- Born: September 10, 1959 (age 66) Baltimore, Maryland
- Occupations: Film and theater producer, literary agent
- Years active: 1991–present

= Stephen Pevner =

American film producer

Stephen Pevner (born September 10, 1959) is an American film and theater producer and literary agent.

A graduate of George Washington University, Pevner began his literary career in 1991, founding Stephen Pevner, Inc. He quickly began representing some of the most culturally relevant writers/filmmakers of his generation including Gregg Araki, Tom DiCillo, Karen Salmansohn, Richard Linklater and Todd Solondz.

In 1995, a then unknown Eve Ensler came to Stephen with a manuscript for what would become known as The Vagina Monologues. Originally created as a book, Pevner helped develop it into a reading. The one-woman play (starring Ensler) opened at Fez Under Time Cafe and then transferred to HERE Arts Center before becoming a global phenomenon.

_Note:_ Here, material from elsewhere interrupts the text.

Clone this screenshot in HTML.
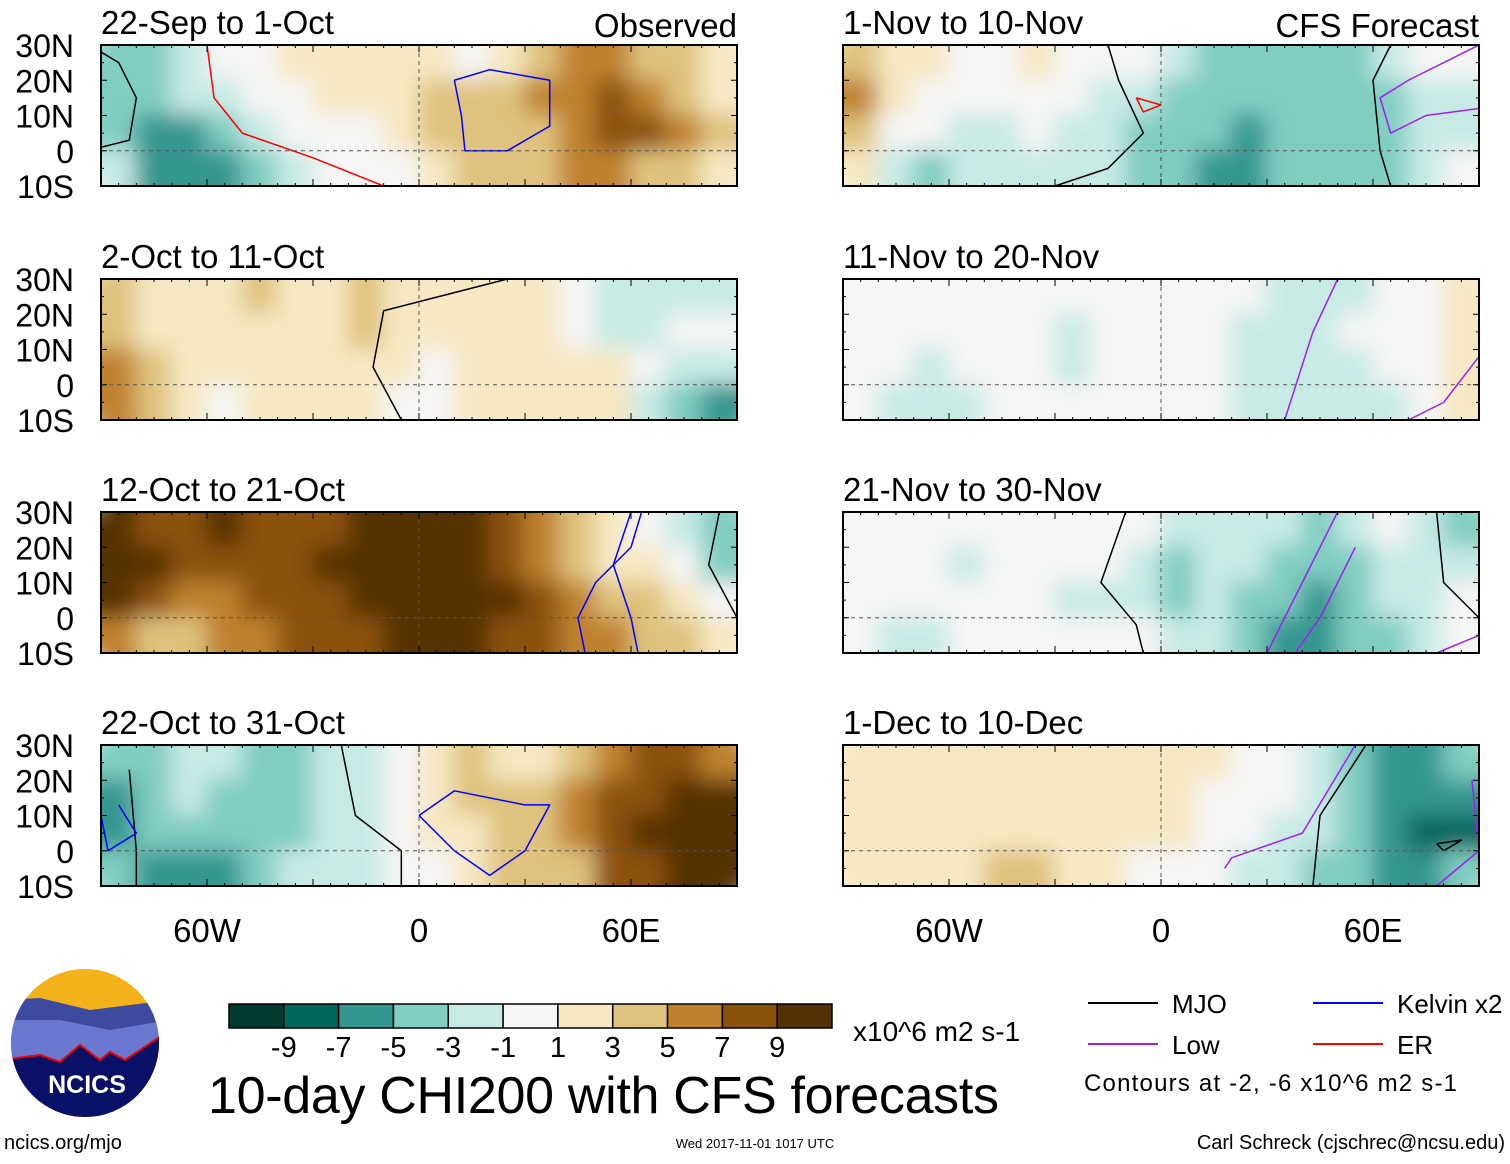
<!DOCTYPE html>
<html><head><meta charset="utf-8">
<style>
html,body{margin:0;padding:0;background:#fff;}
body{width:1510px;height:1159px;overflow:hidden;font-family:"Liberation Sans",sans-serif;}
</style></head>
<body>
<svg id="chart" width="1510" height="1159" xmlns="http://www.w3.org/2000/svg" font-family="Liberation Sans, sans-serif">
<defs>
<filter id="blur" x="-5%" y="-5%" width="110%" height="110%"><feGaussianBlur stdDeviation="11"/></filter>
</defs>
</svg>
<script>
// ---- data (CHI200 anomalies, x10^6 m2 s-1), rows 30-20N,20-10N,10-0N,0-10S; cols 90W..90E every 10deg
const panelTitles=["22-Sep to 1-Oct","2-Oct to 11-Oct","12-Oct to 21-Oct","22-Oct to 31-Oct","1-Nov to 10-Nov","11-Nov to 20-Nov","21-Nov to 30-Nov","1-Dec to 10-Dec"];
const lonTicks=["60W","0","60E"];
const latTicks=["30N","20N","10N","0","10S"];
const levels=[-9,-7,-5,-3,-1,1,3,5,7,9];
const levelColors=["#003c30","#01665e","#35978f","#80cdc1","#c7eae5","#f5f5f5","#f6e8c3","#dfc27d","#bf812d","#8c510a","#543005"];
const p1=[[-4,-4,-2,0,0,2,2,2,2,2,0,2,4,6,6,4,4,2],[-4,-4,-2,-2,0,0,2,2,2,4,4,4,6,6,8,6,4,2],[-4,-6,-6,-4,-2,0,0,0,2,4,4,4,4,6,8,8,6,4],[-2,-6,-6,-6,-4,-2,0,0,0,2,4,4,4,6,6,4,4,2]];
const p2=[[4,2,2,2,4,2,2,4,2,2,2,2,2,0,-2,-2,-2,-2],[4,2,2,2,2,2,2,4,2,2,2,2,2,0,-2,-2,0,0],[6,4,2,2,2,2,2,2,2,0,2,2,2,2,2,0,-2,-2],[6,4,2,0,2,2,2,2,0,0,2,2,2,2,2,-2,-4,-6]];
const p3=[[10,8,8,10,8,8,8,10,10,10,10,8,6,4,2,0,-2,-4],[10,10,8,8,8,8,10,10,10,10,10,8,6,4,2,2,0,-4],[10,8,6,6,8,8,8,10,10,10,10,10,8,6,4,4,2,0],[6,4,4,6,6,8,8,8,10,10,10,8,8,6,6,4,4,2]];
const p4=[[-4,-4,-2,-2,-4,-4,-2,-2,0,2,4,2,2,4,6,8,8,6],[-6,-4,-2,-4,-4,-4,-2,-2,0,2,4,4,4,6,8,8,10,10],[-6,-4,-4,-4,-4,-4,-2,-2,0,2,2,4,4,6,8,10,10,10],[-4,-6,-6,-6,-4,-2,-2,-2,0,0,2,4,4,4,8,8,10,10]];
const p5=[[4,2,2,0,0,2,0,0,0,-2,-4,-4,-4,-4,-4,-2,0,0],[6,2,0,0,0,0,0,-2,-2,-4,-4,-4,-4,-4,-4,-4,-2,-2],[4,0,0,-2,-2,0,-2,-2,-4,-4,-4,-6,-4,-4,-4,-4,-2,-2],[2,-2,-4,-2,-2,-2,-2,-2,-4,-4,-6,-6,-4,-4,-4,-4,-2,0]];
const p6=[[0,0,0,0,0,0,0,0,0,0,0,0,-2,-2,-2,0,0,2],[0,0,0,0,0,0,-2,0,0,0,0,-2,-2,-2,0,0,0,2],[0,0,-2,0,0,0,-2,0,0,0,0,-2,-2,-2,-2,0,0,2],[0,-2,-2,-2,0,0,0,0,0,0,0,-2,-2,-2,-2,-2,0,2]];
const p7=[[0,0,0,0,0,0,0,0,0,-2,-2,-2,-2,-4,-2,0,-2,-4],[0,0,0,-2,0,0,0,0,-2,-4,-2,-2,-4,-4,-4,-2,-2,-2],[0,0,0,0,0,0,-2,-2,-2,-4,-2,-4,-4,-6,-4,-2,-2,0],[0,-2,-2,0,0,0,0,0,0,-2,-2,-4,-6,-6,-4,-4,-2,0]];
const p8=[[2,2,2,2,2,2,2,2,2,2,2,0,0,-2,-4,-6,-6,-4],[2,2,2,2,2,2,2,2,2,2,0,0,0,-2,-4,-6,-6,-6],[2,2,2,2,2,2,2,2,2,2,0,0,-2,-2,-4,-6,-8,-8],[2,2,2,2,4,4,2,2,0,0,0,-2,-2,-4,-4,-6,-6,-4]];
const panelData=[p1,p2,p3,p4,p5,p6,p7,p8];
const lats=[30,20,10,0,-10];
</script>
<script>
const NS="http://www.w3.org/2000/svg";
const svg=document.getElementById('chart');
function mk(tag,attrs,parent){const e=document.createElementNS(NS,tag);for(const k in attrs)e.setAttribute(k,attrs[k]);(parent||svg).appendChild(e);return e;}
function colorOf(v){let i=0;for(const l of levels){if(v>l)i++;}return levelColors[i];}
const PW=636,PH=141;
const colX=[101,843],rowY=[45,279,512,745];
// decorative contour overlays (lon,lat pairs) per panel: [color, points]
const contours={
 0:[['#000',[[-90,1],[-82,3],[-80,15],[-85,25],[-90,28]]],['#f00',[[-60,30],[-58,15],[-50,5],[-30,-2],[-10,-10]]],['#00f',[[10,20],[20,23],[37,20],[37,7],[25,0],[13,0],[12,10],[10,20]]]],
 1:[['#000',[[25,30],[-10,21],[-13,5],[-5,-10]]]],
 2:[['#00f',[[63,30],[60,20],[50,10],[45,0],[47,-10]]],['#00f',[[60,30],[55,15],[60,0],[62,-10]]],['#000',[[85,30],[82,15],[90,0]]]],
 3:[['#000',[[-82,23],[-80,0],[-80,-10]]],['#000',[[-22,30],[-18,10],[-5,0],[-5,-10]]],['#00f',[[0,10],[10,17],[30,13],[37,13],[30,0],[20,-7],[10,0],[0,10]]],['#00f',[[-85,13],[-80,5],[-88,0],[-90,10]]]],
 4:[['#000',[[-30,-10],[-15,-5],[-5,5],[-12,20],[-15,30]]],['#000',[[65,30],[60,20],[62,0],[65,-10]]],['#a020f0',[[90,30],[70,20],[62,15],[65,5],[75,10],[90,12]]],['#f00',[[-7,15],[0,13],[-5,11],[-7,15]]]],
 5:[['#a020f0',[[50,30],[43,15],[35,-10]]],['#a020f0',[[90,8],[80,-5],[70,-10]]]],
 6:[['#000',[[-10,30],[-17,10],[-7,-2],[-5,-10]]],['#000',[[78,30],[80,10],[90,0]]],['#a020f0',[[50,30],[40,10],[30,-10]]],['#a020f0',[[90,-5],[78,-10]]],['#a020f0',[[55,20],[45,0],[38,-10]]]],
 7:[['#000',[[58,30],[45,10],[43,-10]]],['#a020f0',[[55,30],[40,5],[20,-2],[18,-5]]],['#a020f0',[[88,20],[90,0],[78,-10]]],['#000',[[78,2],[85,3],[80,0],[78,2]]]]
};
panelData.forEach((data,pi)=>{
  const x0=colX[Math.floor(pi/4)],y0=rowY[pi%4];
  const xs=lon=>x0+(lon+90)/180*PW;
  const ys=lat=>y0+(30-lat)/40*PH;
  const g=mk('g',{});
  
  
  const cid='clip'+pi;
  const cp=mk('clipPath',{id:cid},g);mk('rect',{x:x0,y:y0,width:PW,height:PH},cp);
  const cg=mk('g',{'clip-path':'url(#'+cid+')'},g);
  const fg=mk('g',{filter:'url(#blur)'},cg);
  data.forEach((row,ri)=>row.forEach((v,ci)=>{
    const lon=-90+ci*10,lat=30-ri*10;
    const r=mk('rect',{x:xs(lon)-1,y:ys(lat)-1,width:xs(lon+10)-xs(lon)+2,height:ys(lat-10)-ys(lat)+2,fill:colorOf(v)},fg);
    
    
  }));
  data.forEach((row,ri)=>{
    const lat=30-ri*10;
    mk('rect',{x:x0-30,y:ys(lat),width:30,height:PH/4,fill:colorOf(row[0])},fg);
    mk('rect',{x:x0+PW,y:ys(lat),width:30,height:PH/4,fill:colorOf(row[row.length-1])},fg);
  });
  data[0].forEach((v,ci)=>mk('rect',{x:xs(-90+ci*10),y:y0-30,width:PW/18+1,height:30,fill:colorOf(v)},fg));
  data[3].forEach((v,ci)=>mk('rect',{x:xs(-90+ci*10),y:y0+PH,width:PW/18+1,height:30,fill:colorOf(v)},fg));
  (contours[pi]||[]).forEach(([c,pts])=>{
    const p=mk('polyline',{points:pts.map(([lo,la])=>xs(lo)+','+ys(la)).join(' '),fill:'none',stroke:c,'stroke-width':1.5,'stroke-linejoin':'round'},cg);
    
    
  });
  mk('line',{x1:x0,x2:x0+PW,y1:ys(0),y2:ys(0),stroke:'#555','stroke-dasharray':'4,4','stroke-width':1},g);
  mk('line',{x1:xs(0),x2:xs(0),y1:y0,y2:y0+PH,stroke:'#555','stroke-dasharray':'4,4','stroke-width':1},g);
  mk('rect',{x:x0,y:y0,width:PW,height:PH,fill:'none',stroke:'#000','stroke-width':2},g);
  for(let lon=-90;lon<=90;lon+=5){const l=lon%30===0?7:3;mk('line',{x1:xs(lon),x2:xs(lon),y1:y0,y2:y0+l,stroke:'#000'},g);mk('line',{x1:xs(lon),x2:xs(lon),y1:y0+PH,y2:y0+PH-l,stroke:'#000'},g);}
  for(let lat=-10;lat<=30;lat+=5){const l=lat%10===0?6:3;mk('line',{x1:x0,x2:x0+l,y1:ys(lat),y2:ys(lat),stroke:'#000'},g);mk('line',{x1:x0+PW,x2:x0+PW-l,y1:ys(lat),y2:ys(lat),stroke:'#000'},g);}
  const t=mk('text',{x:x0,y:y0-11,'font-size':33},g);t.textContent=panelTitles[pi];
  
  
  if(pi<4){lats.forEach((lat,i)=>{const tl=mk('text',{x:74,y:ys(lat)+12,'font-size':32,'text-anchor':'end'},g);tl.textContent=latTicks[i];
    
    });}
  if(pi%4===3){[-60,0,60].forEach((lon,i)=>{const tl=mk('text',{x:xs(lon),y:942,'font-size':33,'text-anchor':'middle'},g);tl.textContent=lonTicks[i];
    
    });}
});
function txt(s,attrs,name){const t=mk('text',attrs);t.textContent=s;return t;}
txt('Observed',{x:737,y:37,'font-size':33,'text-anchor':'end'},'observed-label');
txt('CFS Forecast',{x:1479,y:37,'font-size':33,'text-anchor':'end'},'forecast-label');
const cb=mk('g',{});
const bw=603/levelColors.length;
levelColors.forEach((c,i)=>mk('rect',{x:229+i*bw,y:1004,width:bw,height:24,fill:c,stroke:'#000','stroke-width':1.5},cb));
levels.forEach((l,i)=>{const t=mk('text',{x:229+(i+1)*bw,y:1057,'font-size':29,'text-anchor':'middle'},cb);t.textContent=l;});
txt('x10^6 m2 s-1',{x:853,y:1041,'font-size':28},'units-label');
txt('10-day CHI200 with CFS forecasts',{x:208,y:1113,'font-size':52,textLength:791},'main-title');
const lg=[['MJO','#000',1088,1003],['Kelvin x2','#00f',1313,1003],['Low','#a020f0',1088,1044],['ER','#f00',1313,1044]];
lg.forEach(([n,c,x,y])=>{const g=mk('g',{});
  mk('line',{x1:x,x2:x+70,y1:y,y2:y,stroke:c,'stroke-width':2},g);const t=mk('text',{x:x+84,y:y+10,'font-size':26},g);t.textContent=n;});
txt('Contours at -2, -6 x10^6 m2 s-1',{x:1084,y:1091,'font-size':24,textLength:373},'contour-note');
txt('ncics.org/mjo',{x:4,y:1149,'font-size':20},'site-url');
txt('Wed 2017-11-01 1017 UTC',{x:755,y:1148,'font-size':13,'text-anchor':'middle'},'timestamp');
txt('Carl Schreck (cjschrec@ncsu.edu)',{x:1505,y:1149,'font-size':20,'text-anchor':'end'},'author');
const lgo=mk('g',{});
const lc=mk('clipPath',{id:'logoclip'},lgo);mk('circle',{cx:85,cy:1043,r:74},lc);
const li=mk('g',{'clip-path':'url(#logoclip)'},lgo);
mk('rect',{x:0,y:960,width:170,height:170,fill:'#f3b21a'},li);
mk('path',{d:'M0 1000 L40 998 L90 1010 L170 1000 L170 1130 L0 1130Z',fill:'#3d4aa0'},li);
mk('path',{d:'M0 1020 L60 1020 L110 1030 L170 1020 L170 1130 L0 1130Z',fill:'#6a78d0'},li);
mk('path',{d:'M0 1060 L40 1055 L60 1062 L80 1045 L100 1060 L110 1052 L125 1060 L170 1030 L170 1130 L0 1130Z',fill:'#0a1066',stroke:'#e00','stroke-width':2},li);
const lt=mk('text',{x:87,y:1093,'font-size':25,'font-weight':'bold',fill:'#fff','text-anchor':'middle'},lgo);lt.textContent='NCICS';
</script>
</body></html>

Pevner's success continued later that year when he met Neil LaBute and produced his writing/directing film debut, In the Company of Men starring Aaron Eckhart. Originally made on a budget of $25,000, it went on to gross over $2.8 million. This film won the Filmmaker's Trophy at the 1996 Sundance Film Festival, Independent Spirit Award and New York Film Critics Award for Best First Feature Film.

Pevner and LaBute then signed a three-picture deal, with LaBute directing Your Friends & Neighbors starring Ben Stiller, Nurse Betty starring Renée Zellweger, and Possession starring Gwyneth Paltrow. Pevner served as executive producer on all three.

Pevner then relocated to New York City in 2003, taking over the reins as impresario behind many large underground dance parties in New York via his company The Saint at Large(c).

In 1999, Pevner introduced theater audiences to LaBute as Lead Producer of Bash: Latter-Day Plays (Off-Broadway, LA London). Starring Calista Flockhart, Paul Rudd, Ron Eldard and directed by Joe Mantello, the play was filmed live as a Showtime Presentation (winner of Jury Award for Best Television Movie at Canadian BANFF Awards) and named in the Top 5 Shows of the Year by Time Magazine.

In 2003, Pevner produced the smash hit Hollywood send-up, Matt & Ben, written by and starring Mindy Kaling and Brenda Withers. With seated productions Off-Broadway, Los Angeles, Chicago and a national tour, the play made Time's Top 10 for 2003.

In 2004, Pevner commissioned an original screenplay from a young Columbia Univ. politico, Beau Willimon, on which the play Farragut North is based. Staged to much acclaim at The Atlantic Theater Company and The Geffen Playhouse with Chris Noth and Chris Pine, the production was included in Time's Top 10 for 2008 and has been adapted as a motion picture: The Ides of March with George Clooney directing and starring alongside Ryan Gosling, Philip Seymour Hoffman, Paul Giamatti. Marissa Tomei and Evan Rachael Wood of which Pevner, along with Leonardo DiCaprio, serves as executive producer. The film was nominated for	Best Adapted Screenplay of 2011 at the 84th Academy Awards.

In 2005, Pevner produced the New York City concert debut of Jennifer Hudson at Hammerstein Ballroom. Three years later, he produced the American debut of Euro-pop glamour girl Róisín Murphy.

In 2007, Pevner conceived Schwarzwald – The Movie You Can Dance To, a motion picture incorporating multi-screen projection, live performance and a continuous dance mix. The film installation continues to screen in film and art festivals and nightclubs around the world.

In 2011, Pevner produced Caligula Maximus – featuring Kayvon Zand, a musical disco circus showcasing a host of New York's nightlife talent. Subsequently, Pevner produced Black Rose Tango, a short film about Rose Wood, called the Sally Bowles of New York's underground cabaret scene.

In 2013, Pevner, through his production company The Saint At Large, produced the critically acclaimed Off-Broadway premiere of Nutcracker Rouge, a Baroque, burlesque ballet, at the Minetta Lane Theater which garnered a Drama Desk Nomination for the 2013-2014 Season in the category of Unique Theatrical Experience.